■ EXERCISE BRIEF ■
Check each line below for the word "this", and copy those that have it.

■ DATASET CONTENT ■
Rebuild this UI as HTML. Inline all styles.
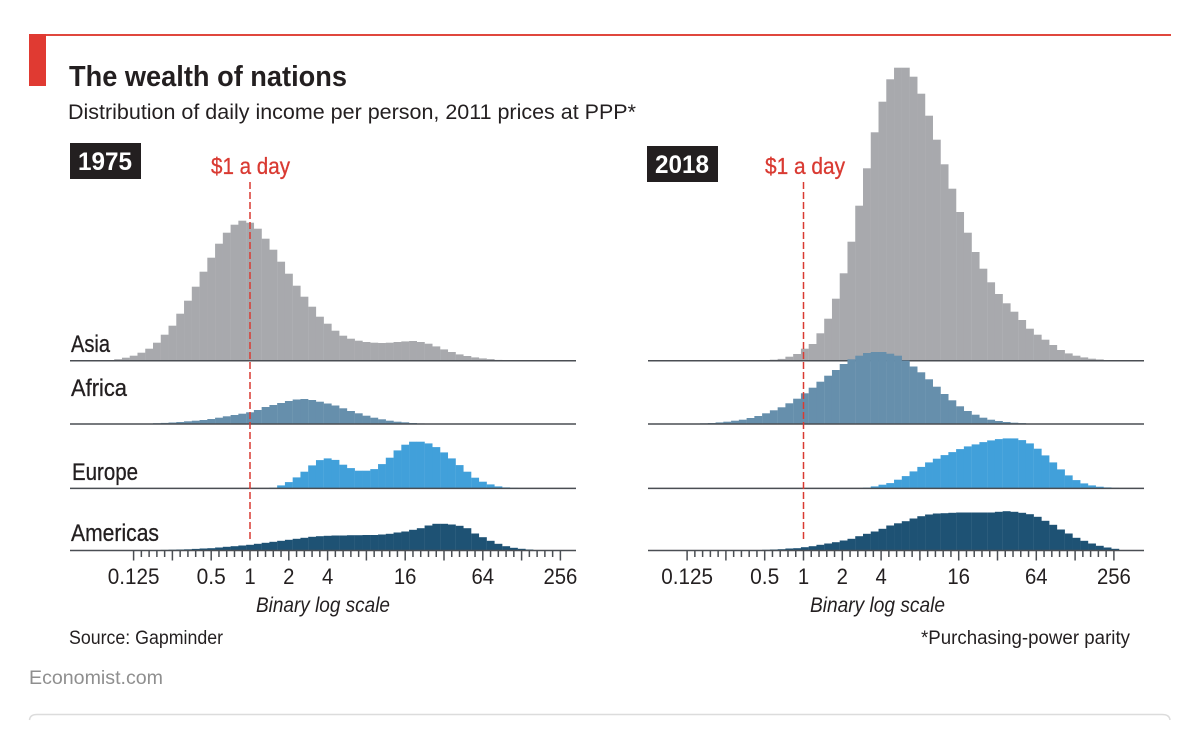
<!DOCTYPE html>
<html lang="en">
<head>
<meta charset="utf-8">
<title>The wealth of nations</title>
<style>
  html, body { margin: 0; padding: 0; background: #fff; }
  svg { display: block; }
  text { font-family: "Liberation Sans Narrow", "Liberation Sans", sans-serif; fill: #231f20; }
  .econ { font-family: "Liberation Sans", sans-serif; fill: #8f8f8f; }
  .label { stroke: #231f20; stroke-width: .3; }
</style>
</head>
<body>
<svg id="chart" width="1200" height="734" viewBox="0 0 1200 734" xmlns="http://www.w3.org/2000/svg">
  <rect x="0" y="0" width="1200" height="734" fill="#fff"/>
  <rect x="29" y="34" width="1142" height="2" fill="#e0473d"/>
  <rect x="29" y="34" width="17" height="52" fill="#e03a32"/>
  <text x="69" y="86" font-size="29" font-weight="700" textLength="278" lengthAdjust="spacingAndGlyphs">The wealth of nations</text>
  <text x="68" y="119" font-size="21" textLength="568" lengthAdjust="spacingAndGlyphs">Distribution of daily income per person, 2011 prices at PPP*</text>

  <g id="panel-left"></g>
  <g id="panel-right"></g>

  <rect x="70" y="143" width="71" height="36" fill="#231f20"/>
  <text x="78" y="170" font-size="25" font-weight="700" style="fill:#fff" textLength="54" lengthAdjust="spacingAndGlyphs">1975</text>
  <rect x="647" y="146" width="71" height="36" fill="#231f20"/>
  <text x="655" y="173" font-size="25" font-weight="700" style="fill:#fff" textLength="54" lengthAdjust="spacingAndGlyphs">2018</text>

  <text x="211" y="174" font-size="23" style="fill:#d93a32;stroke:#d93a32;stroke-width:.3" textLength="79" lengthAdjust="spacingAndGlyphs">$1 a day</text>
  <text x="765" y="174" font-size="23" style="fill:#d93a32;stroke:#d93a32;stroke-width:.3" textLength="80" lengthAdjust="spacingAndGlyphs">$1 a day</text>

  <text class="label" x="71" y="352" font-size="24" textLength="39" lengthAdjust="spacingAndGlyphs">Asia</text>
  <text class="label" x="71" y="396" font-size="24" textLength="56" lengthAdjust="spacingAndGlyphs">Africa</text>
  <text class="label" x="72" y="480" font-size="24" textLength="66" lengthAdjust="spacingAndGlyphs">Europe</text>
  <text class="label" x="71" y="541" font-size="24" textLength="88" lengthAdjust="spacingAndGlyphs">Americas</text>

  <text x="256" y="612" font-size="21" font-style="italic" textLength="134" lengthAdjust="spacingAndGlyphs">Binary log scale</text>
  <text x="810" y="612" font-size="21" font-style="italic" textLength="135" lengthAdjust="spacingAndGlyphs">Binary log scale</text>

  <text x="69" y="644" font-size="19" textLength="154" lengthAdjust="spacingAndGlyphs">Source: Gapminder</text>
  <text x="921" y="644" font-size="19" textLength="209" lengthAdjust="spacingAndGlyphs">*Purchasing-power parity</text>
  <text class="econ" x="29" y="684" font-size="19" textLength="134" lengthAdjust="spacingAndGlyphs">Economist.com</text>
  <path d="M29.5 720 Q30 714.5 37 714.5 L1162 714.5 Q1169.5 714.5 1170 720" fill="none" stroke="#dcdcdc" stroke-width="1.5"/>
</svg>

<script>
// Bins are fifths of an octave; the first value in each series is this bin.
const firstBin = -23;

const asia1975 = [
  0,0,0,.1,.3,.7,1.5,3,5,8,
  12,18,26,35,47,60,74,89,103,117,
  128,136,140,138,132,122,111,99,87,75,
  64,54,44,37,30,25,22,20,18.7,18,
  17.7,18,18.7,19.3,19.7,18.7,17,14.3,11.3,8.7,
  6.3,4.7,3.3,2.3,1.6,.8,.4,.2,0,0,
  0,0,0,0,0,0];
const africa1975 = [
  0,0,0,.1,.1,.2,.2,.2,.2,.3,
  .5,.8,1.1,1.5,2,2.7,3.3,4,5,6.3,
  7.7,9,10.3,11.7,14,17,19,21,23,24.5,
  25,24,22.3,20.5,18.5,15.7,13,10.7,8.3,6.3,
  4.7,3.3,2.3,1.7,1,.6,.3,.2,.1,.1,
  0,0,0,0,0,0,0,0,0,0,
  0,0,0,0,0,0];
const europe1975 = [
  0,0,0,0,0,0,0,0,0,0,
  0,0,0,0,0,0,0,0,0,0,
  0,0,0,0,.3,.3,.7,3,6.3,11,
  16.7,23,28.3,30,28.5,23.7,20.3,17.7,17.7,19.3,
  24.3,30.7,38,43.7,46.7,46.7,45,41.3,36,30,
  23.3,16.7,10.7,6.7,4,2,1,.5,.3,0,
  0,0,0,0,0,0];
const americas1975 = [
  0,0,0,0,0,0,0,0,0,0,
  .2,.4,.6,.8,1,1.2,1.6,2,2.3,3,
  3.7,4.3,5,5.7,6.7,7.7,8.7,9.7,10.7,11.7,
  12.7,13.7,14.3,14.7,15,15,15.3,15.3,15.5,15.5,
  16,16.7,18,19,20.7,22.3,25,26.7,26.7,26,
  24.7,22.3,17,13.3,9.7,6.7,4.3,2.7,1.7,1,
  .5,.3,0,0,0,0];

const asia2018 = [
  0,0,0,0,0,0,0,0,0,0,
  0,0,0,0,0,0,0,.3,.5,1,
  1.8,4,6.7,12,16.7,27.4,42,62,87.4,119,
  155,192.4,228.4,259,281.4,293,293,284,267,245,
  221,196.4,172,148.7,128,108.7,92,78.4,66.7,57.4,
  49,40.7,32,26,21,15.7,10.7,7.3,5,3.3,
  2,1.3,.7,.4,.2,0];
const africa2018 = [
  0,0,0,0,0,0,0,.2,.3,.4,
  .7,1,1.6,2.3,3.3,4.3,6,8,10.7,13.7,
  16.7,20.7,25.3,30.7,36.3,42.3,48.3,54,60,64.7,
  68.3,71,72,72,70.3,68.3,63.5,57.5,51.7,44.7,
  37.3,30,23.7,17.7,13,9.3,6.3,4.3,3,2,
  1.3,.9,.5,.3,.2,0,0,0,0,0,
  0,0,0,0,0,0];
const europe2018 = [
  0,0,0,0,0,0,0,0,0,0,
  0,0,0,0,0,0,0,0,0,0,
  0,0,0,0,0,0,0,0,0,.2,
  .3,.7,2,3.7,5.3,8.7,12.3,17,21.5,26,
  29.7,33.3,36.3,39.3,42,44,46.3,48,49.3,50,
  50,48.3,45,39.7,33,26,19,13,8.3,5,
  3,1.7,1,.5,.3,0];
const americas2018 = [
  0,0,0,0,0,0,0,0,0,0,
  0,0,0,0,0,0,.2,.4,.7,1,
  1.3,2,2.3,3.3,4.3,5.7,7,8.3,10,11.7,
  14.3,16.7,19,21.7,25,27.2,29.3,32,34.3,36,
  37,37.3,37.7,38,38,38,38,38,38.7,39.3,
  38.7,37.7,36.3,33.7,29.7,25.7,21,17,12.7,9.7,
  7,4.7,3,1.7,0,0];

const regionNames = ['asia', 'africa', 'europe', 'americas'];
const tickValues = [0.125, 0.5, 1, 2, 4, 16, 64, 256];

const NS = 'http://www.w3.org/2000/svg';
const PX_PER_OCTAVE = 38.8;
const BIN_WIDTH = PX_PER_OCTAVE / 5;
const regionColors = ['#a8a9ad', '#668fac', '#41a0da', '#1e5274'];
const regionBaselines = [360.7, 424, 488.4, 550.5];
const MINOR_LEN = 6.5;
const MAJOR_LEN = 10;

function make(tag, attrs) {
  const el = document.createElementNS(NS, tag);
  for (const k in attrs) el.setAttribute(k, attrs[k]);
  return el;
}

function drawPanel(group, year, originX, barShift, axisLeft, axisRight, seriesList) {
  const xScale = function (log2Value) { return originX + log2Value * PX_PER_OCTAVE; };
  const yScale = function (base, value) { return base - value; };

  seriesList.forEach(function (values, r) {
    const base = regionBaselines[r];

    values.forEach(function (value, i) {
      if (value <= 0) return;
      const center = xScale((firstBin + i) / 5) + barShift;
      const top = yScale(base, value);
      const bar = make('rect', {
        x: (center - BIN_WIDTH / 2).toFixed(2),
        y: top.toFixed(2),
        width: (BIN_WIDTH + 0.15).toFixed(2),
        height: (base - top).toFixed(2),
        fill: regionColors[r]
      });
      
      
      group.appendChild(bar);
    });

    const line = make('line', { x1: axisLeft, x2: axisRight, y1: base, y2: base, stroke: '#4a4e53', 'stroke-width': 1.5 });
    
    
    group.appendChild(line);
  });

  // Axis ticks: five per octave, longer at each octave
  const lowOct = Math.log2(tickValues[0]);
  const highOct = Math.log2(tickValues[tickValues.length - 1]);
  const axisBase = regionBaselines[3];
  for (let k = lowOct * 5; k <= highOct * 5; k++) {
    const x = xScale(k / 5);
    const tick = make('line', {
      x1: x, x2: x, y1: axisBase,
      y2: axisBase + (k % 5 === 0 ? MAJOR_LEN : MINOR_LEN),
      stroke: '#4a4e53', 'stroke-width': 1.5
    });
    
    
    group.appendChild(tick);
  }

  tickValues.forEach(function (value) {
    const label = String(value);
    const t = make('text', {
      x: xScale(Math.log2(value)),
      y: 584,
      'font-size': 22,
      'text-anchor': 'middle',
      textLength: label.replace('.', '').length * 11.3 + (label.indexOf('.') >= 0 ? 6.5 : 0),
      lengthAdjust: 'spacingAndGlyphs'
    });
    
    
    t.textContent = label;
    group.appendChild(t);
  });

  const ref = make('line', {
    x1: xScale(0), x2: xScale(0), y1: 182, y2: 541,
    stroke: '#d93a32', 'stroke-width': 1.5, 'stroke-dasharray': '7 3'
  });
  
  
  group.appendChild(ref);
}

drawPanel(document.getElementById('panel-left'), '1975', 250, 0, 70, 576,
  [asia1975, africa1975, europe1975, americas1975]);
drawPanel(document.getElementById('panel-right'), '2018', 803.5, 1.3, 648, 1144,
  [asia2018, africa2018, europe2018, americas2018]);
</script>
</body>
</html>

■ FULL SOLUTION ■
Rebuild this UI as HTML. Inline all styles.
// Bins are fifths of an octave; the first value in each series is this bin.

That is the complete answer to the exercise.